Giving Compass’ Take:
• According to research from Carnegie Mellon University, there are affordable solutions that can optimize educational transportation.
• What kind of funding does educational transportation require? What is the state of school transportation in your community? Could it improve?
Despite all of the changes that other areas of transport have seen recently, one area still seems stuck in the relative stone age – educational transportation. As part of a report that two colleagues and I at Carnegie Mellon University put together for a course on Smart Cities, we reviewed the current state of educational transportation and made some suggestions on fleet upgrades.
There are a total of 480,000 school buses transporting 26 million students daily. Despite the large volume of passengers, most school buses have not gone through any major technological alterations beyond having added video cameras, and that’s only in roughly 50% of existing buses. This is indicative of an all-around shortage of routing software, GPS, and student tracking technology with only 54%, 33%, and 5%, respectively, of survey respondents stating that they have such technology in their fleets.
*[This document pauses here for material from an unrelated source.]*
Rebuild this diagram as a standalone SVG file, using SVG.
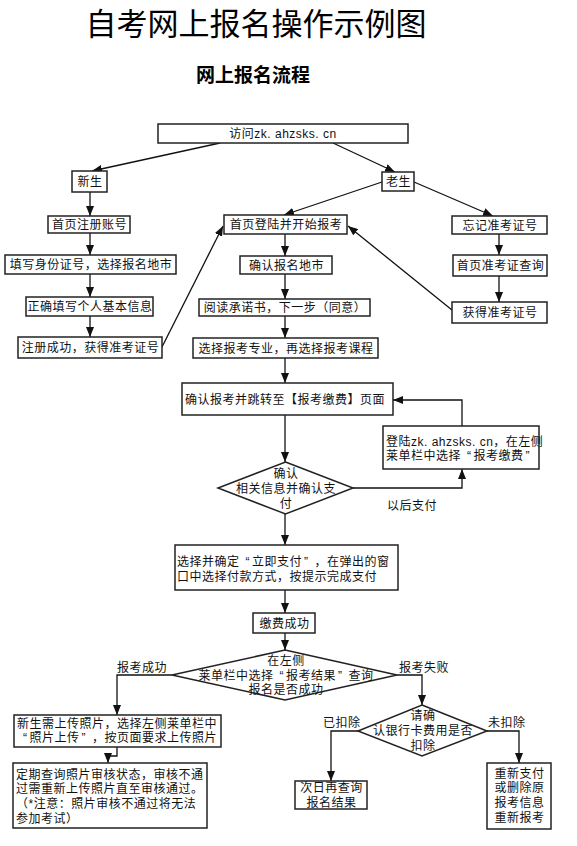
<svg xmlns="http://www.w3.org/2000/svg" width="577" height="846" viewBox="0 0 577 846">
<defs>
<marker id="ah" markerUnits="userSpaceOnUse" markerWidth="10" markerHeight="8" refX="10" refY="4" orient="auto">
<path d="M0,0 L10,4 L0,8 z" fill="#111"/>
</marker>
<style>
.bx{fill:#fff;stroke:#222;stroke-width:1.5}
.t{font-family:"Liberation Sans","Noto Sans CJK SC",sans-serif;font-size:12px;fill:#111;letter-spacing:0.5px}
.c{text-anchor:middle}
.ln{fill:none;stroke:#111;stroke-width:1.3;marker-end:url(#ah)}
</style>
</defs>
<rect width="577" height="846" fill="#fff"/>
<text x="256" y="34.5" text-anchor="middle" font-family="Noto Sans CJK SC, sans-serif" font-size="31" fill="#000">自考网上报名操作示例图</text>
<text x="253" y="82" text-anchor="middle" font-family="Noto Sans CJK SC, sans-serif" font-size="19" font-weight="bold" fill="#000">网上报名流程</text>

<g id="connectors">
<line class="ln" x1="220" y1="143" x2="92" y2="171"/>
<line class="ln" x1="333" y1="143" x2="395" y2="172"/>
<line class="ln" x1="90" y1="192" x2="90" y2="216"/>
<line class="ln" x1="90" y1="233" x2="90" y2="255"/>
<line class="ln" x1="90" y1="274" x2="90" y2="297"/>
<line class="ln" x1="90" y1="316" x2="90" y2="337"/>
<line class="ln" x1="162" y1="347" x2="223" y2="226"/>
<line class="ln" x1="382" y1="182" x2="284" y2="215"/>
<line class="ln" x1="414" y1="182" x2="493" y2="216"/>
<line class="ln" x1="499" y1="234" x2="499" y2="255"/>
<line class="ln" x1="499" y1="276" x2="499" y2="302"/>
<line class="ln" x1="452" y1="310" x2="348" y2="226"/>
<line class="ln" x1="285" y1="234" x2="285" y2="256"/>
<line class="ln" x1="285" y1="274" x2="285" y2="299"/>
<line class="ln" x1="285" y1="316" x2="285" y2="338"/>
<line class="ln" x1="285" y1="358" x2="285" y2="383"/>
<line class="ln" x1="285" y1="415" x2="285" y2="462"/>
<polyline class="ln" points="353,488 462,488 462,469"/>
<polyline class="ln" points="462,426 462,400 393,400"/>
<line class="ln" x1="285" y1="514" x2="285" y2="545"/>
<line class="ln" x1="285" y1="590" x2="285" y2="613"/>
<line class="ln" x1="285" y1="633" x2="285" y2="650"/>
<polyline class="ln" points="172,675 117,675 117,715"/>
<polyline class="ln" points="397,675 422,675 422,705"/>
<polyline class="ln" points="117,747 117,756 108,756 108,763"/>
<polyline class="ln" points="358,731 331,731 331,781"/>
<polyline class="ln" points="487,731 519,731 519,763"/>
<text class="t" x="387" y="509.5">以后支付</text>
<text class="t" x="117" y="671.5">报考成功</text>
<text class="t" x="399" y="671.5">报考失败</text>
<text class="t" x="323" y="726.5">已扣除</text>
<text class="t" x="488" y="726.5">未扣除</text>
</g>

<g id="n1"><rect class="bx" x="158" y="124" width="250" height="19"/><text class="t c" x="283" y="138">访问zk. ahzsks. cn</text></g>
<g id="n2"><rect class="bx" x="72" y="171" width="35" height="21"/><text class="t c" x="90" y="186">新生</text></g>
<g id="n3"><rect class="bx" x="382" y="172" width="32" height="19"/><text class="t c" x="398.5" y="186">老生</text></g>
<g id="n4"><rect class="bx" x="48" y="216" width="82" height="17"/><text class="t c" x="89.5" y="229">首页注册账号</text></g>
<g id="n5"><rect class="bx" x="5" y="255" width="171" height="19"/><text class="t c" x="91" y="269">填写身份证号，选择报名地市</text></g>
<g id="n6"><rect class="bx" x="26" y="297" width="127" height="19"/><text class="t c" x="90" y="311">正确填写个人基本信息</text></g>
<g id="n7"><rect class="bx" x="18" y="337" width="144" height="21"/><text class="t c" x="90.5" y="352">注册成功，获得准考证号</text></g>
<g id="n8"><rect class="bx" x="224" y="215" width="123" height="19"/><text class="t c" x="286" y="229">首页登陆并开始报考</text></g>
<g id="n9"><rect class="bx" x="452" y="216" width="95" height="18"/><text class="t c" x="500" y="229.5">忘记准考证号</text></g>
<g id="n10"><rect class="bx" x="453" y="255" width="94" height="21"/><text class="t c" x="500.5" y="270">首页准考证查询</text></g>
<g id="n11"><rect class="bx" x="452" y="302" width="95" height="21"/><text class="t c" x="500" y="317">获得准考证号</text></g>
<g id="n12"><rect class="bx" x="240" y="256" width="92" height="18"/><text class="t c" x="286.5" y="269.5">确认报名地市</text></g>
<g id="n13"><rect class="bx" x="199" y="299" width="171" height="17"/><text class="t c" x="285" y="312">阅读承诺书，下一步（同意）</text></g>
<g id="n14"><rect class="bx" x="193" y="338" width="185" height="20"/><text class="t c" x="286" y="352.5">选择报考专业，再选择报考课程</text></g>
<g id="n15"><rect class="bx" x="182" y="383" width="211" height="32"/><text class="t" x="185" y="403.5">确认报考并跳转至【报考缴费】页面</text></g>
<g id="n16"><polygon class="bx" points="285.5,462 353,488 285.5,514 218,488"/>
<text class="t c" x="286" y="477.5">确认<tspan x="286" dy="15">相关信息并确认支</tspan><tspan x="286" dy="15">付</tspan></text></g>
<g id="n17"><rect class="bx" x="383" y="426" width="156" height="43"/>
<text class="t" x="386" y="446">登陆zk. ahzsks. cn，在左侧<tspan x="386" dy="13.5">莱单栏中选择</tspan><tspan dx="6">“</tspan><tspan dx="2">报考缴费</tspan><tspan dx="2">”</tspan></text></g>
<g id="n18"><rect class="bx" x="175" y="545" width="223" height="45"/>
<text class="t" x="177" y="565.5">选择并确定<tspan dx="6">“</tspan><tspan dx="2">立即支付</tspan><tspan dx="2">”</tspan><tspan dx="6">，在弹出的窗</tspan><tspan x="177" dy="15">口中选择付款方式，按提示完成支付</tspan></text></g>
<g id="n19"><rect class="bx" x="253" y="613" width="62" height="20"/><text class="t c" x="284.5" y="627.5">缴费成功</text></g>
<g id="n20"><polygon class="bx" points="285,650 397,675 285,700 172,675"/>
<text class="t c" x="286" y="664.5">在左侧<tspan x="286" dy="15">莱单栏中选择</tspan><tspan dx="6">“</tspan><tspan dx="2">报考结果</tspan><tspan dx="2">”</tspan><tspan dx="6">查询</tspan><tspan x="286" dy="14.5">报名是否成功</tspan></text></g>
<g id="n21"><rect class="bx" x="14" y="715" width="207" height="32"/>
<text class="t" x="17" y="727.5">新生需上传照片，选择左侧莱单栏中<tspan x="23" dy="14">“</tspan><tspan dx="2">照片上传</tspan><tspan dx="2">”</tspan><tspan dx="6">，按页面要求上传照片</tspan></text></g>
<g id="n22"><rect class="bx" x="13" y="763" width="194" height="65"/>
<text class="t" x="16" y="778.5">定期查询照片审核状态，审核不通<tspan x="16" dy="14.5">过需重新上传照片直至审核通过。</tspan><tspan x="16" dy="14.5">（*注意：照片审核不通过将无法</tspan><tspan x="16" dy="15">参加考试）</tspan></text></g>
<g id="n23"><polygon class="bx" points="422,705 487,731 422,756 358,731"/>
<text class="t c" x="423" y="719.5">请确<tspan x="423" dy="15">认银行卡费用是否</tspan><tspan x="423" dy="15">扣除</tspan></text></g>
<g id="n24"><rect class="bx" x="295" y="781" width="72" height="28"/>
<text class="t c" x="331.5" y="791.5">次日再查询<tspan x="331.5" dy="15">报名结果</tspan></text></g>
<g id="n25"><rect class="bx" x="487" y="763" width="64" height="66"/>
<text class="t c" x="519.5" y="777.5">重新支付<tspan x="519.5" dy="14.5">或删除原</tspan><tspan x="519.5" dy="14.5">报考信息</tspan><tspan x="519.5" dy="15">重新报考</tspan></text></g>
</svg>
The students riding the buses aren’t the only ones feeling the results of the ageing buses and the lack of funds to upgrade them – school bus drivers have generally seen falling wages relative to similar roles in non-educational transportation, and this has led to a shortage of drivers.
Our recommendation starts with a technological investment that would make more meaningful optimization possible. By focusing on investing in GPS systems, student tracking systems, sensors, and then using all of this tech for route optimization across districts, then it will be possible to outfit all school buses with modern technology while saving money in the long-run.
Our findings were encouraging in that a solution is not just possible, it seems to be affordable. Very importantly, there needs to be involvement from the Department of Education and ideally the Department of Transportation to make sure that any attempts to resolve the current issues are done nationally and not in a few, more well-capitalized or more well-coordinated, districts.